Das zweite Viertel eröffnen die Deutschen mit sechs Punkten in Serie. Eine Art Optimismus fliegt durch die Halle. „Punkt für Punkt, Baby“, schreit einer der Gewinner, „Punkt für Punkt!“ Aber der Ballon Hoffnung platzt, näher kommen wir nicht. Die Mannschaft läuft auf ihren vorbestimmten Laufwegen Pfade ins Parkett, die Türken kennen jeden einzelnen. Wir verstecken unsere Waffen, wir verschleudern unsere Talente. Nowitzki setzt Block um Block, aber bekommt den Ball immer erst viel zu spät im Angriff, oft als eine Art Notlösung. Ein Lead-Gitarrist, der in der Rhythmus-Sektion Akkorde schrubben muss. Keine Sets für offene Distanzwürfe, keine Spot-up-Jumper. Dennis Schröder, der vielleicht schnellste Spieler des Turniers, hält den Ball und verschleppt das Tempo, und wenn die Wand aus türkischen Verteidigern dann steht, rennt er dagegen oder drumherum. Alle anderen zögern. Der Wurf als Notlösung. Weil man beim Basketball halt irgendwann werfen muss.

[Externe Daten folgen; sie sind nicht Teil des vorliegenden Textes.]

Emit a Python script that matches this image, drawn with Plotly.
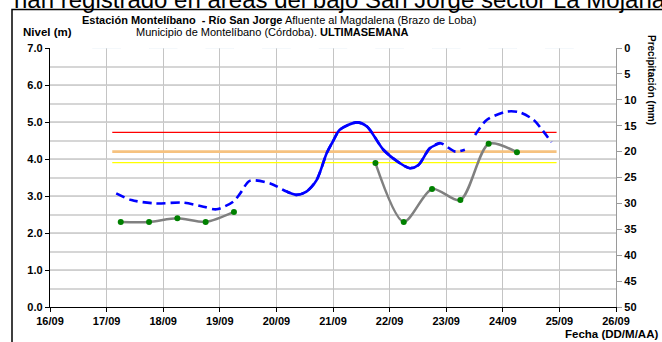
import plotly.graph_objects as go

# ---- data ----
day_ticks = [16, 17, 18, 19, 20, 21, 22, 23, 24, 25, 26]
day_labels = ["16/09", "17/09", "18/09", "19/09", "20/09", "21/09", "22/09",
              "23/09", "24/09", "25/09", "26/09"]

level_x = [17.17, 17.44, 17.86, 18.36, 18.71, 18.94, 19.24, 19.36, 19.53, 19.89,
           20.18, 20.36, 20.53, 20.71, 20.89, 21.0, 21.12, 21.42, 21.6, 21.89,
           22.18, 22.36, 22.51, 22.71, 22.89, 23.16, 23.33, 23.42,
           23.51, 23.72, 24.07, 24.3, 24.54, 24.72, 24.86]
level_y = [3.07, 2.89, 2.80, 2.82, 2.71, 2.64, 2.85, 3.07, 3.41, 3.34,
           3.12, 3.03, 3.12, 3.43, 4.16, 4.48, 4.79, 4.99, 4.88, 4.25,
           3.89, 3.75, 3.84, 4.29, 4.43, 4.20, 4.25, None,
           4.65, 5.06, 5.28, 5.26, 5.06, 4.74, 4.45]

obs_x = [17.25, 17.75, 18.25, 18.75, 19.25, 19.75, 21.75, 22.25, 22.75, 23.25, 23.75, 24.25]
obs_y = [2.30, 2.30, 2.40, 2.30, 2.57, None, 3.89, 2.30, 3.19, 2.89, 4.41, 4.18]

precip_x = [17, 18, 19, 20, 21, 22, 23, 24, 25]
precip_mm = [0, 0, 0, 0, 0, 0, 0, 0, 0]

thr_x = [17.1, 24.95]
thr_red = 4.72
thr_orange = 4.20
thr_yellow = 3.90

FONT = "Liberation Sans, Arial, sans-serif"

fig = go.Figure()

# precipitation (none recorded)
fig.add_trace(go.Bar(x=precip_x, y=precip_mm, yaxis="y2", marker_color="#4f81bd",
                     showlegend=False, hoverinfo="skip"))

# thresholds
for val, col, w in [(thr_red, "#ff0000", 1.3), (thr_orange, "#f6c27f", 2.6),
                    (thr_yellow, "#ffff00", 1.3)]:
    fig.add_trace(go.Scatter(x=thr_x, y=[val, val], mode="lines",
                             line=dict(color=col, width=w), showlegend=False))

# level (dashed with solid middle part)
fig.add_trace(go.Scatter(x=level_x, y=level_y, mode="lines",
                         line=dict(color="#0000ff", width=2.6, dash="9px,5px",
                                   shape="spline", smoothing=0.8),
                         connectgaps=False, showlegend=False))
s0, s1 = 10, 25
fig.add_trace(go.Scatter(x=level_x[s0:s1], y=level_y[s0:s1], mode="lines",
                         line=dict(color="#0000ff", width=2.6,
                                   shape="spline", smoothing=0.8),
                         showlegend=False))

# observed readings
fig.add_trace(go.Scatter(x=obs_x, y=obs_y, mode="lines+markers",
                         line=dict(color="#808080", width=2.5, shape="spline", smoothing=0.8),
                         marker=dict(color="#008000", size=6),
                         connectgaps=False, showlegend=False))

TICKF = dict(size=11)

fig.update_layout(
    width=662, height=342,
    margin=dict(l=50, r=46, t=48, b=35),
    paper_bgcolor="white", plot_bgcolor="white",
    font=dict(family=FONT, size=10, color="black"),
    bargap=0.5,
    xaxis=dict(range=[16, 26], tickvals=day_ticks,
               ticktext=["<b>%s</b>" % t for t in day_labels],
               showgrid=True, gridcolor="#c4c4c4", gridwidth=1,
               showline=True, linecolor="black", linewidth=1.3,
               ticks="outside", ticklen=4, tickcolor="black",
               zeroline=False, tickfont=TICKF),
    yaxis=dict(range=[0, 7], tickvals=[0, 1, 2, 3, 4, 5, 6, 7],
               ticktext=["<b>%.1f</b>" % v for v in [0, 1, 2, 3, 4, 5, 6, 7]],
               showgrid=True, gridcolor="#cfcfcf", gridwidth=1,
               minor=dict(dtick=0.5, tick0=0, showgrid=True, gridcolor="#d6d6d6", gridwidth=1.5),
               showline=True, linecolor="black", linewidth=1.3,
               ticks="outside", ticklen=4, tickcolor="black",
               zeroline=False, tickfont=TICKF),
    yaxis2=dict(range=[50, 0], overlaying="y", side="right", anchor="x",
                tickvals=list(range(0, 55, 5)),
                ticktext=["<b>%d</b>" % v for v in range(0, 55, 5)],
                showgrid=False, showline=True, linecolor="#9a9a9a", linewidth=1.3,
                ticks="outside", ticklen=5, tickcolor="#9a9a9a",
                zeroline=False, tickfont=TICKF),
)

# frame around the chart
fig.add_shape(type="rect", xref="paper", yref="paper",
              x0=(12 - 50) / 566, x1=1.2, y0=-0.3, y1=(307 - 9.5) / 259,
              line=dict(color="black", width=1.5), fillcolor="rgba(0,0,0,0)", layer="below")

ann = [
    dict(text="han registrado en áreas del bajo San Jorge sector La Mojana",
         x=(12 - 50) / 566, y=(307 - 6) / 259, xanchor="left", yanchor="bottom",
         font=dict(size=24), yshift=-8.5),
    dict(text="<b>Estación Montelíbano  - Río San Jorge</b> Afluente al Magdalena (Brazo de Loba)",
         x=(279 - 50) / 566, y=(307 - 20) / 259, xanchor="center", yanchor="middle",
         font=dict(size=11)),
    dict(text="Municipio de Montelíbano (Córdoba). <b>ULTIMASEMANA</b>",
         x=(272 - 50) / 566, y=(307 - 32) / 259, xanchor="center", yanchor="middle",
         font=dict(size=11)),
    dict(text="<b>Nivel (m)</b>", x=(21 - 50) / 566, y=(307 - 32) / 259,
         xanchor="left", yanchor="middle", font=dict(size=11.5)),
    dict(text="<b>Precipitación (mm)</b>", x=(652 - 50) / 566, y=(307 - 80) / 259,
         xanchor="center", yanchor="middle", textangle=90, font=dict(size=10)),
    dict(text="<b>Fecha (DD/M/AA)</b>", x=(660 - 50) / 566, y=(307 - 334) / 259,
         xanchor="right", yanchor="middle", font=dict(size=11.5)),
]
for a in ann:
    fig.add_annotation(xref="paper", yref="paper", showarrow=False, **a)

fig.write_html("out.html", config={"displayModeBar": False},
               post_script="document.body.style.margin='0';document.body.style.padding='0';")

Anfang des vierten Viertels wird Nowitzki ausgewechselt und setzt sich kopfschüttelnd auf die Bank. Man reicht ihm sein Handtuch und seine Getränke. Die Fotografen drehen ihre Objektive weg vom Spiel und hin zu ihm. Erst als die Türken ihren Vorsprung nur noch verwalten und das Spiel langsamer und langsamer wird, kann Schröder durch die Reihen rasen und punkten. Eng wird es nicht mehr. 75:80 sieht knapp aus, war aber überdeutlich.

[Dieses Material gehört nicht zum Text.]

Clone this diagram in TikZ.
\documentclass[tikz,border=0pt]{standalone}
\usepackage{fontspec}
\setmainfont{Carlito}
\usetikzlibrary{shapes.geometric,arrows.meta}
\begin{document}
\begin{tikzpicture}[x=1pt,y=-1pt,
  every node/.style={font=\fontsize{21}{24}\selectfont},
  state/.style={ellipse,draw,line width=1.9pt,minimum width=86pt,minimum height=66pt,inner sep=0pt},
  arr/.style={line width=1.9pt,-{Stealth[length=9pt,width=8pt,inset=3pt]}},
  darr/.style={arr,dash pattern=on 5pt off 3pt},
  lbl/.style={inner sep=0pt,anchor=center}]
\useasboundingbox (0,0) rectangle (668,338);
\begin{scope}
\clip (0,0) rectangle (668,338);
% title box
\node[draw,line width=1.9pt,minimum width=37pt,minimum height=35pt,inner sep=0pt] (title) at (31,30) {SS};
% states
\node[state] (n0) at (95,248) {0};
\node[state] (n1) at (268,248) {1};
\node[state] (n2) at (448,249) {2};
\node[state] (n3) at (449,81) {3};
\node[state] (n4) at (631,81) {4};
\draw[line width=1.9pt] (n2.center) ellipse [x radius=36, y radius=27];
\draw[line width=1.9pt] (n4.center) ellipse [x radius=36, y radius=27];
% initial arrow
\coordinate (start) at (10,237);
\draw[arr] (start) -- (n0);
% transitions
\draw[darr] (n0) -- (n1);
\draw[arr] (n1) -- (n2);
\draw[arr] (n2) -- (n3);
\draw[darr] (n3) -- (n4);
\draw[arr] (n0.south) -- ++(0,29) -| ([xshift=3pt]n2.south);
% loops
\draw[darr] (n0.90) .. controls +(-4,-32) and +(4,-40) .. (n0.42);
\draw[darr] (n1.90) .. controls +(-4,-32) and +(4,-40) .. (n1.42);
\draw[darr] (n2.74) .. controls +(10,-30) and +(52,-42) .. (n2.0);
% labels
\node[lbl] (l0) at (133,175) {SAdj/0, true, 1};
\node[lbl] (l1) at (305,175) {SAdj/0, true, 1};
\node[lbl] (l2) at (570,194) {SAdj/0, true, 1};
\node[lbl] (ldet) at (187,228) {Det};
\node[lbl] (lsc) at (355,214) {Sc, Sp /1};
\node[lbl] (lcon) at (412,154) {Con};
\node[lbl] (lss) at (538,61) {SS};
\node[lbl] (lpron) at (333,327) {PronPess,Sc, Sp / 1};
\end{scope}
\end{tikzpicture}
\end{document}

Nach dem Spiel wird die die mitgebrachte Turnschuhtorte angeschnitten, aber niemandem ist zum Feiern zumute. Ob er noch runter in die Kabine wolle, wird Hummels gefragt, aber er schüttelt den Kopf. „Muss nicht sein“, sagt er und isst ein Stück vom Vorderfuß. Er hat Respekt vor solchen Dingen. Er weiß, wie sich Niederlagen anfühlen.